Pada sepertiga terakhir abad XIX terjadilah nasionalisme gelombang kedua yg menyebar ke Eropa Timur dan Utara. Selanjutnya dekade awal dan pertengahan abad XX nasionalisme telah melanda Asia, Afrika, dst. (Smith, Anthony D. "Nationalism : Theory, Ideology and History").
Hasilnya kini penduduk dunia tersegregasi ke dalam negara-negara bangsa (nation state). Masing-masing memiliki otonomi penuh untuk mengelola negaranya sendiri. Namun kini eksistensi negara bangsa terancam. Negara bangsa tidak bisa memungkiri keharusan bergaul dengan dunia global.
Dengan kemajuan teknologi yg sangat pesat, negara-negara kini telah terhubung dalam sebuah global village yg imajiner. Seolah-olah sekat negara sudah tidak terlalu menjadi penghalang; the borderless world.
Kenichi Ohmae bahkan menggambarkannya ke dalam bentuk ekstrem sebagai "the end of the nation state", sebagai bangkitnya ekonomi regional/kawasan. Ken mengetengahkan contoh terbentuknya ekonomi kawasan seperti Uni Eropa, OPEC, ASEAN, NATO, G-70, dst. Nasionalisme jadi terancam di sini.
Kapitalisme berakar dari ajaran Protestan. Max Weber menjelaskan dalam "The Protestant ethic and the spirit of Capitalism" bahwa sebetulnya tidak ada pertentangan antara Protestanisme dan kapitalisme, bahkan Protestanismelah yg melahirkan kapitalisme.
Lalu bagaimana dengan corak kapitalisme yg terus-menerus berganti dari Klasik ke Keynes, lalu ke Neoklasik/Neoliberalisme? Kini pun Neoklasik dianggap gagal dalam mensejahterakan seluruh penduduk dunia secara adil dan merata.
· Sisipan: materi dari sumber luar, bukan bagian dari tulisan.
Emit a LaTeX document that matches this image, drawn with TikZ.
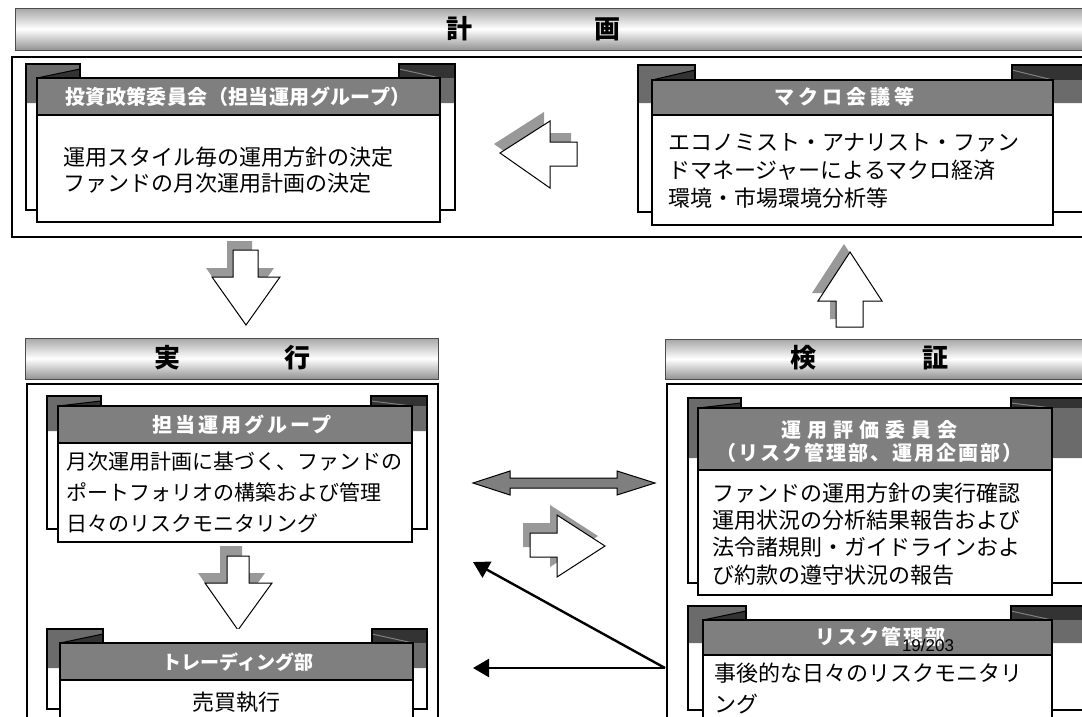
\documentclass[tikz,border=0pt]{standalone}
\usepackage{fontspec}
\newfontfamily\cjk{Noto Sans CJK JP}
\newfontfamily\arialf{Liberation Sans}
\usetikzlibrary{arrows.meta}
\definecolor{hdrgray}{HTML}{7F7F7F}
\definecolor{bandgray}{HTML}{6B6B6B}
\definecolor{tabdark}{HTML}{333333}
\definecolor{shadowgray}{HTML}{999999}
\tikzset{
  frameline/.style={draw=black, line width=1.3pt},
  boxline/.style={draw=black, line width=1.3pt},
  banner/.style={draw=black!70, line width=1pt, top color=gray!70, bottom color=gray!85, middle color=white},
  bannertext/.style={font=\cjk\bfseries\fontsize{26}{26}\selectfont, inner sep=0pt},
  hdrtext/.style={font=\cjk\bfseries\fontsize{20}{23}\selectfont, text=white, inner sep=0pt, align=center},
  bodytext/.style={font=\cjk\fontsize{22}{27}\selectfont, inner sep=0pt, align=left, anchor=west},
  blockarrow/.style={draw=black, line width=1pt, fill=white},
  arrowshadow/.style={fill=shadowgray},
  thinarrow/.style={line width=2.4pt, -{Triangle[length=16pt,width=18pt]}},
}
% x1 y1 x2 y2 fx1 fy1 fx2 fy2 hy
\newcommand\ScrollBox[9]{%
  \fill[white] (#1,#2) rectangle (#3,#4);
  \fill[bandgray] (#1,#2) -- ({#5+43},#2) -- ({#5+43},#6) -- ({#7-41},#6) -- ({#7-41},#2) -- (#3,#2) -- (#3,{#9-12}) -- (#1,{#9-12}) -- cycle;
  \fill[tabdark] ({#7-41},#2) rectangle (#3,#6);
  \fill[tabdark] (#5,#6) -- ({#5+43},{#2+5}) -- ({#5+43},#6) -- cycle;
  \draw[black, line width=1pt] (#5,#6) -- ({#5+43},{#2+5});
  \draw[gray, line width=1pt] ({#7-41},{#2+5}) -- (#7,#6);
  \draw[boxline] (#1,#4) -- (#1,#2) -- ({#5+43},#2) -- ({#5+43},#6) -- ({#7-41},#6) -- ({#7-41},#2) -- (#3,#2) -- (#3,#4) -- cycle;
  \draw[boxline, fill=white] (#5,#6) rectangle (#7,#8);
  \draw[boxline, fill=hdrgray] (#5,#6) rectangle (#7,#9);
}
\newcommand\ArrLeft[1]{\path[#1] (500,153) -- (550,121) -- (550,142) -- (577,142) -- (577,166) -- (550,166) -- (550,188) -- cycle;}
\newcommand\ArrDownA[1]{\path[#1] (233,250) -- (258,250) -- (258,277) -- (280,277) -- (246,325) -- (212,277) -- (233,277) -- cycle;}
\newcommand\ArrUp[1]{\path[#1] (850,252) -- (882,301) -- (863,301) -- (863,327) -- (836,327) -- (836,301) -- (818,301) -- cycle;}
\newcommand\ArrDownB[1]{\path[#1] (227,556) -- (249,556) -- (249,583) -- (272,583) -- (238,630) -- (205,583) -- (227,583) -- cycle;}
\newcommand\ArrRight[1]{\path[#1] (530,533) -- (557,533) -- (557,515) -- (605,546) -- (557,577) -- (557,557) -- (530,557) -- cycle;}
\begin{document}
\begin{tikzpicture}[x=1pt,y=-1pt]
\useasboundingbox (0,0) rectangle (1082,716);
\clip (0,0) rectangle (1082,716);
\fill[white] (0,0) rectangle (1082,716);

% ---------- planning ----------
\draw[banner] (15,8) rectangle (1095,50);
\node[bannertext] (kei) at (459,29) {計};
\node[bannertext] (ga) at (607,29) {画};
\draw[frameline, fill=white] (12,57) rectangle (1095,237);

\ScrollBox{26}{64}{455}{210}{37}{78}{440}{222}{115}
\node[hdrtext, font=\cjk\bfseries\fontsize{20}{23}\selectfont\addfontfeature{LetterSpace=2}] (hA) at (238,97) {投資政策委員会（担当運用グループ）};
\node[bodytext, font=\cjk\fontsize{22}{26}\selectfont] (bA) at (63,170) {運用スタイル毎の運用方針の決定\\ファンドの月次運用計画の決定};

\ScrollBox{638}{65}{1095}{212}{652}{80}{1053}{225}{115}
\node[hdrtext, font=\cjk\bfseries\fontsize{20}{23}\selectfont\addfontfeature{LetterSpace=20}] (hB) at (844,97) {マクロ会議等};
\node[bodytext, font=\cjk\fontsize{22}{28}\selectfont] (bB) at (668,171) {エコノミスト・アナリスト・ファン\\ドマネージャーによるマクロ経済\\環境・市場環境分析等};

\ArrLeft{arrowshadow, shift={(-6,-9)}}
\ArrLeft{blockarrow}

% ---------- arrows between sections ----------
\ArrDownA{arrowshadow, shift={(-6,-9)}}
\ArrDownA{blockarrow}
\ArrUp{arrowshadow, shift={(-6,-8)}}
\ArrUp{blockarrow}

% ---------- execution ----------
\draw[banner] (25,338) rectangle (438,379);
\node[bannertext] (jitsu) at (167,358) {実};
\node[bannertext] (kou) at (297,358) {行};
\draw[frameline, fill=white] (27,384) rectangle (438,730);

\ScrollBox{47}{396}{427}{529}{58}{406}{412}{542}{443}
\node[hdrtext, font=\cjk\bfseries\fontsize{20}{23}\selectfont\addfontfeature{LetterSpace=15}] (hC) at (242,425) {担当運用グループ};
\node[bodytext, font=\cjk\fontsize{21}{31}\selectfont] (bC) at (66,492) {月次運用計画に基づく、ファンドの\\ポートフォリオの構築および管理\\日々のリスクモニタリング};

\ArrDownB{arrowshadow, shift={(-7,-10)}}
\ArrDownB{blockarrow}

\ScrollBox{47}{629}{427}{709}{60}{643}{413}{730}{680}
\node[hdrtext, font=\cjk\bfseries\fontsize{19}{23}\selectfont] (hD) at (238,662) {トレーディング部};
\node[bodytext, anchor=center] (bD) at (236,702) {売買執行};

% ---------- verification ----------
\draw[banner] (665,339) rectangle (1095,379);
\node[bannertext] (ken) at (803,358) {検};
\node[bannertext] (shou) at (935,358) {証};
\draw[frameline, fill=white] (667,384) rectangle (1095,730);

\ScrollBox{688}{398}{1095}{583}{698}{408}{1052}{595}{470}
\node[hdrtext, font=\cjk\bfseries\fontsize{20}{23}\selectfont\addfontfeature{LetterSpace=30}] (hE1) at (869,430) {運用評価委員会};
\node[hdrtext, font=\cjk\bfseries\fontsize{20}{23}\selectfont\addfontfeature{LetterSpace=10}] (hE2) at (869,453) {（リスク管理部、運用企画部）};
\node[bodytext, font=\cjk\fontsize{22}{27.3}\selectfont] (bE) at (712,534) {ファンドの運用方針の実行確認\\運用状況の分析結果報告および\\法令諸規則・ガイドラインおよ\\び約款の遵守状況の報告};

\ScrollBox{688}{606}{1095}{710}{703}{620}{1052}{730}{655}
\node[hdrtext, font=\cjk\bfseries\fontsize{20}{23}\selectfont\addfontfeature{LetterSpace=10}] (hF) at (880,637) {リスク管理部};
\node[bodytext, font=\cjk\fontsize{22}{31}\selectfont] (bF) at (714,688) {事後的な日々のリスクモニタリ\\ング};

% ---------- middle connectors ----------
\path[draw=black, line width=1pt, fill=hdrgray] (473,483) -- (510,471) -- (510,478) -- (617,478) -- (617,471) -- (655,483) -- (617,495) -- (617,488) -- (510,488) -- (510,495) -- cycle;
\ArrRight{arrowshadow, shift={(-7,-10)}}
\ArrRight{blockarrow}

\coordinate (vsrc) at (665,668);
\coordinate (exA) at (473,562);
\coordinate (exB) at (473,668);
\draw[thinarrow] (vsrc) -- (exA);
\draw[thinarrow] (vsrc) -- (exB);

\node[font=\arialf\fontsize{17}{17}\selectfont, inner sep=0pt] (pg) at (928,645) {19/203};
\end{tikzpicture}
\end{document}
Karena itu lahir sebuah pemikiran baru dalam dunia Kapitalisme, yaitu ekonomi kelembagaan.
Krisis demi krisis terus terjadi, karena ada bubble of economics. Sistem ekonomi kapitalisme seperti menunggu kehancurannya. Bahkan implikasi krisis ini juga berefek secara luas yg digambarkan oleh Francise Fukuyama sebagai "The great disruption" bahwa sekarang problem-problem sosial politik juga melanda Barat dalam stadiumnya yg kritis.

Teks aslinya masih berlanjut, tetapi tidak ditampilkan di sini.